[start of Dataset content]

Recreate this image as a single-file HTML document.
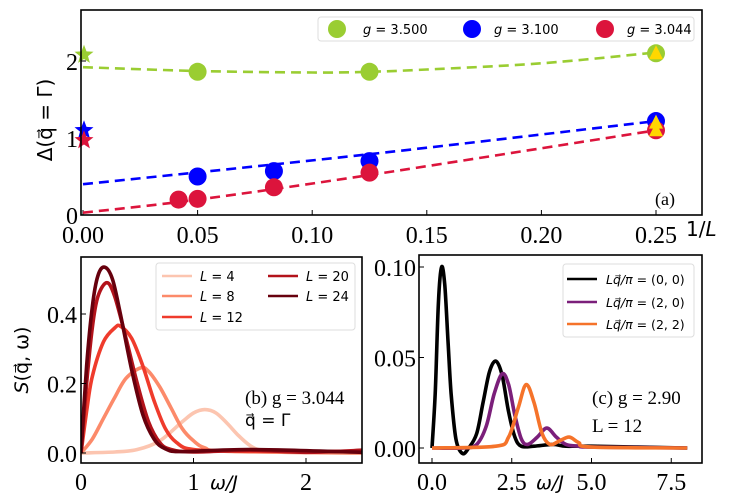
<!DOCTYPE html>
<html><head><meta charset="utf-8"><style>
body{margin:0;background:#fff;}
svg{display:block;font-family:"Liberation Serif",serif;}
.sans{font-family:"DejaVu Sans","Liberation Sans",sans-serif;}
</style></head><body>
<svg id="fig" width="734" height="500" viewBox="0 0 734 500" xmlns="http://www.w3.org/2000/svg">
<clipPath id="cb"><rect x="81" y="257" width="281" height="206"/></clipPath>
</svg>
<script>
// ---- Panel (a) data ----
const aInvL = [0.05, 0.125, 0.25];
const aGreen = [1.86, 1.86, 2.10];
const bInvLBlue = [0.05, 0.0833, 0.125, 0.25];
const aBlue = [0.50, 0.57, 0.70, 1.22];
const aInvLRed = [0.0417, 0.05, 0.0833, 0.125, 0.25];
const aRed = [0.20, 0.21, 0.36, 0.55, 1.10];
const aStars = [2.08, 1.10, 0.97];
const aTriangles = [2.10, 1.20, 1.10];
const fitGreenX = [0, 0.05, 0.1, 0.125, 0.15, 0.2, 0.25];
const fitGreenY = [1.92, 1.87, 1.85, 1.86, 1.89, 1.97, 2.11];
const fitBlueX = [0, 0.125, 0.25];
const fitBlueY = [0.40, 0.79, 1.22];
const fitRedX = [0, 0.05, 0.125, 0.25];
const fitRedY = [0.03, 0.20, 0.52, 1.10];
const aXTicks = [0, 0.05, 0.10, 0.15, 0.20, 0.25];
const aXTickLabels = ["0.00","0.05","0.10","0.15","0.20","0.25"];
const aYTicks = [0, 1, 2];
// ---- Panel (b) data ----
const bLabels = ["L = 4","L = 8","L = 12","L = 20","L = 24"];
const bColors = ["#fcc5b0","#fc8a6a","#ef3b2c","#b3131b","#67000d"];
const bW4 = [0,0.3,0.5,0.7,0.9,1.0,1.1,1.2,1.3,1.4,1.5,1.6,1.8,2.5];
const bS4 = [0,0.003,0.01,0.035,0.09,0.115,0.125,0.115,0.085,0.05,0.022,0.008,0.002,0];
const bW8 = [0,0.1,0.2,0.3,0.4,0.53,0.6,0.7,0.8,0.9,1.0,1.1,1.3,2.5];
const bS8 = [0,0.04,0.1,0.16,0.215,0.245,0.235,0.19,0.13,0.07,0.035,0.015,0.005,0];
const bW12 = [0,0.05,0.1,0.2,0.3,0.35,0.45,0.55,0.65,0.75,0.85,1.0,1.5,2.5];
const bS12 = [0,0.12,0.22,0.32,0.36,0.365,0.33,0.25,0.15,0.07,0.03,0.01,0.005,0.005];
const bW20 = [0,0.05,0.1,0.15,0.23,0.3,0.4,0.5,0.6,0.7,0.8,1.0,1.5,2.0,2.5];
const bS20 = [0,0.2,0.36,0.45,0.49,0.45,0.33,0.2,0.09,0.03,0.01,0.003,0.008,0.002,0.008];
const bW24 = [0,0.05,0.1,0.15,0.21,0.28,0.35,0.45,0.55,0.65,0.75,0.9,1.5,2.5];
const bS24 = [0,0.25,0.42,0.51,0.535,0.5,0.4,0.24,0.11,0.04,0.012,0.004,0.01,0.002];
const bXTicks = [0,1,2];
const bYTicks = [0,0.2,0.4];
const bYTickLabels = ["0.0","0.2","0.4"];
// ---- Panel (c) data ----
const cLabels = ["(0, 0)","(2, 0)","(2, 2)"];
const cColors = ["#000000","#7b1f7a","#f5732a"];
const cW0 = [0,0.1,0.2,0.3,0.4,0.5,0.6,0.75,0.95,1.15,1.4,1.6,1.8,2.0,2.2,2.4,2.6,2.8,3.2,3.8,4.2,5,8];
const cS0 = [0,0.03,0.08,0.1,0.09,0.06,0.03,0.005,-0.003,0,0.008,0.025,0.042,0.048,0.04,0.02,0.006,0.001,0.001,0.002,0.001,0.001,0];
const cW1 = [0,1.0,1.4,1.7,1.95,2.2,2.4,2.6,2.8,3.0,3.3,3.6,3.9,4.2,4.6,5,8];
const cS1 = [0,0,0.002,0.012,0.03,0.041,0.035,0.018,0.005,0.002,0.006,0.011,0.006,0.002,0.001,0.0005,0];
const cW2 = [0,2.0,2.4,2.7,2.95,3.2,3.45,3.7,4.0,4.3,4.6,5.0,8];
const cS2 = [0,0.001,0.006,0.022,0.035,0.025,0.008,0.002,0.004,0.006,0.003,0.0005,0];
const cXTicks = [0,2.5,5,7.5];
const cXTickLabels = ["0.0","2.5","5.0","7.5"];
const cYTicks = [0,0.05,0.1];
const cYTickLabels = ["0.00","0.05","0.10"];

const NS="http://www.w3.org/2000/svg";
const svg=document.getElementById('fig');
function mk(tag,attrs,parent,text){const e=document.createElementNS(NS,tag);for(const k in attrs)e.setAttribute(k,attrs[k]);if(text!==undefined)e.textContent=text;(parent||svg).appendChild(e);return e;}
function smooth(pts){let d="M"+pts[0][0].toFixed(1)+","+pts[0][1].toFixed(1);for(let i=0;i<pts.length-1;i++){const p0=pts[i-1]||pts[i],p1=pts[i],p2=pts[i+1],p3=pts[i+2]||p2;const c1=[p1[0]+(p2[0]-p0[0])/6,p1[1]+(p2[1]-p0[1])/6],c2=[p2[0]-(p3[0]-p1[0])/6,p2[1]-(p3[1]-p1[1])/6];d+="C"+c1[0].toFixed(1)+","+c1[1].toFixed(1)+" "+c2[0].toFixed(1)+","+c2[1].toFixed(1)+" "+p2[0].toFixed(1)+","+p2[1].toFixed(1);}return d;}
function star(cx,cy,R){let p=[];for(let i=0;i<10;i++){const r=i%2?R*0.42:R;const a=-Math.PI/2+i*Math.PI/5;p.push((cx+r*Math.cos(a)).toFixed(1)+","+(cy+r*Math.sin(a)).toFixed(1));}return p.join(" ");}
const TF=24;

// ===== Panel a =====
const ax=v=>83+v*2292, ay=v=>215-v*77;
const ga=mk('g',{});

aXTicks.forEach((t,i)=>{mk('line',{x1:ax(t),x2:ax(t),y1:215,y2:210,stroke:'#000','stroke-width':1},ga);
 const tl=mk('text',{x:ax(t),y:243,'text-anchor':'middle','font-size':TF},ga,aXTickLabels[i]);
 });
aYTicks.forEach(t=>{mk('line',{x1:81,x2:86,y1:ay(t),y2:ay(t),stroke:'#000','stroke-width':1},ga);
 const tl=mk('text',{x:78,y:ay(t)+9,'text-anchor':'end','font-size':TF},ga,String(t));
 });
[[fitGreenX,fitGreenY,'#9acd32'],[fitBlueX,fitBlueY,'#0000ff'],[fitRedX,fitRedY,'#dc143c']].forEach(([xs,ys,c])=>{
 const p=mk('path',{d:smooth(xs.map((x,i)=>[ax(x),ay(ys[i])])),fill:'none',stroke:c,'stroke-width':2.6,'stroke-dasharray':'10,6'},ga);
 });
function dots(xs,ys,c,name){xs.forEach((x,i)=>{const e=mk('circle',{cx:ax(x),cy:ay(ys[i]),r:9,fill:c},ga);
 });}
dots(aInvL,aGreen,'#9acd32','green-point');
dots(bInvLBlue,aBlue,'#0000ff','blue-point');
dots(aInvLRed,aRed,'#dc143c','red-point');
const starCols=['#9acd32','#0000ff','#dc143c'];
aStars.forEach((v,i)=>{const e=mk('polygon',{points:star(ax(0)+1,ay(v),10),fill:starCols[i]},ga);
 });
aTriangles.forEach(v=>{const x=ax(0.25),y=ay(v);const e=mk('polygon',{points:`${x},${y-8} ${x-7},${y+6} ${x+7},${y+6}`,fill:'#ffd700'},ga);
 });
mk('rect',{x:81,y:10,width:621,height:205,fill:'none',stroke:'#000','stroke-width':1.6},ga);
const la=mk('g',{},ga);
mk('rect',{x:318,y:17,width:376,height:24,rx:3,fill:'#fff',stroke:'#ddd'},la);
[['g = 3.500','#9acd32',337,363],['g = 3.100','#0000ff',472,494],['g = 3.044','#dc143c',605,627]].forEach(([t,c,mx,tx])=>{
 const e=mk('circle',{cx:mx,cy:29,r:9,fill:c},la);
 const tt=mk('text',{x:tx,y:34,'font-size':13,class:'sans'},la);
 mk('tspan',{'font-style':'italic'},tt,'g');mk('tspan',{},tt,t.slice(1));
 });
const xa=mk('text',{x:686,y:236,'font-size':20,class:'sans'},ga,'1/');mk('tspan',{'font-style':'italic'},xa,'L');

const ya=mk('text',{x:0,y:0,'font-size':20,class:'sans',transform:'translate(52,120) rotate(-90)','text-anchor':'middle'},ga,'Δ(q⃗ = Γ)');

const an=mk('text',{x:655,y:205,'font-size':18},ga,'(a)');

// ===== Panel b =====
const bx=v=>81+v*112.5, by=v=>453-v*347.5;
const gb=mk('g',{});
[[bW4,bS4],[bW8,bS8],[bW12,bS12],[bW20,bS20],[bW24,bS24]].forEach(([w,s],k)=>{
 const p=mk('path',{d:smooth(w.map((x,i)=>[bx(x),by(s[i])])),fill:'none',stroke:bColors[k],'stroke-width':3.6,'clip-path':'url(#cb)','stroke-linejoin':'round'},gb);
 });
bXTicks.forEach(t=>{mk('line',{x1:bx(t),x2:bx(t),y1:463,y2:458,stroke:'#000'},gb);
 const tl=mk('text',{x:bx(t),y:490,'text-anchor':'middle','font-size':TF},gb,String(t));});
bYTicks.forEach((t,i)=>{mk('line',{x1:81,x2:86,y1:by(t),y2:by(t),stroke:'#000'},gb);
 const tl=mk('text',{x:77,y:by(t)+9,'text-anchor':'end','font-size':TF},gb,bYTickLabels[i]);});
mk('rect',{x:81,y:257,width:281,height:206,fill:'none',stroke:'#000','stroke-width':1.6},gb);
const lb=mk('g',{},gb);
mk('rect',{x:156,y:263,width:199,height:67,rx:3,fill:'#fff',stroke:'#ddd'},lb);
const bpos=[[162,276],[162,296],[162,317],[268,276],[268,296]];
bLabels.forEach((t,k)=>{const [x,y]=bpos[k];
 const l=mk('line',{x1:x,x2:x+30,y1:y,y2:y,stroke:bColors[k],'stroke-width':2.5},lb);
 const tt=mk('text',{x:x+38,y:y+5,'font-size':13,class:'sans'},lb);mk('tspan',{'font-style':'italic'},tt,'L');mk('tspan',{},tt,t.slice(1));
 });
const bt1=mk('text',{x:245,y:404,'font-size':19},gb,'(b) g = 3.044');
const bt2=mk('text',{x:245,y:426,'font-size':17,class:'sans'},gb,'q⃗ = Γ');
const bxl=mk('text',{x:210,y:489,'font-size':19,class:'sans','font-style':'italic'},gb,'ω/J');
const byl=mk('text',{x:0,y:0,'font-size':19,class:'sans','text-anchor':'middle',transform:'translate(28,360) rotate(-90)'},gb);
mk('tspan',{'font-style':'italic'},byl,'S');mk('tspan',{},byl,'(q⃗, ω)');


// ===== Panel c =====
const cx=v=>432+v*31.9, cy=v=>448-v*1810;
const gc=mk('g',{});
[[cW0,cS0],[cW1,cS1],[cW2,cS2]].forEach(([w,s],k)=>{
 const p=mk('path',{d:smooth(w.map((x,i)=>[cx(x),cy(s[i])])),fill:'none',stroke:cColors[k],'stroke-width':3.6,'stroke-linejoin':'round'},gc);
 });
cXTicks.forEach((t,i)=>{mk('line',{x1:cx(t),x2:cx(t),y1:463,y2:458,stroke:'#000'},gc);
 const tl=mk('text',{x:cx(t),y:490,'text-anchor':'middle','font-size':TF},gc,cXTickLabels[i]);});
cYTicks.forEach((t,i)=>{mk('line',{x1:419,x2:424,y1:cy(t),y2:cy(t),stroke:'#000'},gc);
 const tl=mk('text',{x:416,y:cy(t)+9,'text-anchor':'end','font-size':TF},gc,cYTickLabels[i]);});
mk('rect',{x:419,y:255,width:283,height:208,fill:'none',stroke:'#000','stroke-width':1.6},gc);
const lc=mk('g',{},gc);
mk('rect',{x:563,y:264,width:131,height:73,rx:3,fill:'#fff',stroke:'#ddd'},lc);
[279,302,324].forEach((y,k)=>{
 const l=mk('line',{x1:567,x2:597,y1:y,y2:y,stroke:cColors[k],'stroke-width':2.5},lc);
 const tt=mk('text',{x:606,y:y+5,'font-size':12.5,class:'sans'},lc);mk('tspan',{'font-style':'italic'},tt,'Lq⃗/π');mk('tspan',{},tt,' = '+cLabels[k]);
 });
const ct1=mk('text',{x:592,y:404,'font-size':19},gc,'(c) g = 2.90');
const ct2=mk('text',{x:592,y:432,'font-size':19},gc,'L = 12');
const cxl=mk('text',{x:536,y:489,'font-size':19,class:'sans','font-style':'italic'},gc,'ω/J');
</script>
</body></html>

[end of Dataset content]

→ Goal: Only the number is required: the count of lines containing the word "document".

→ Correct output: 3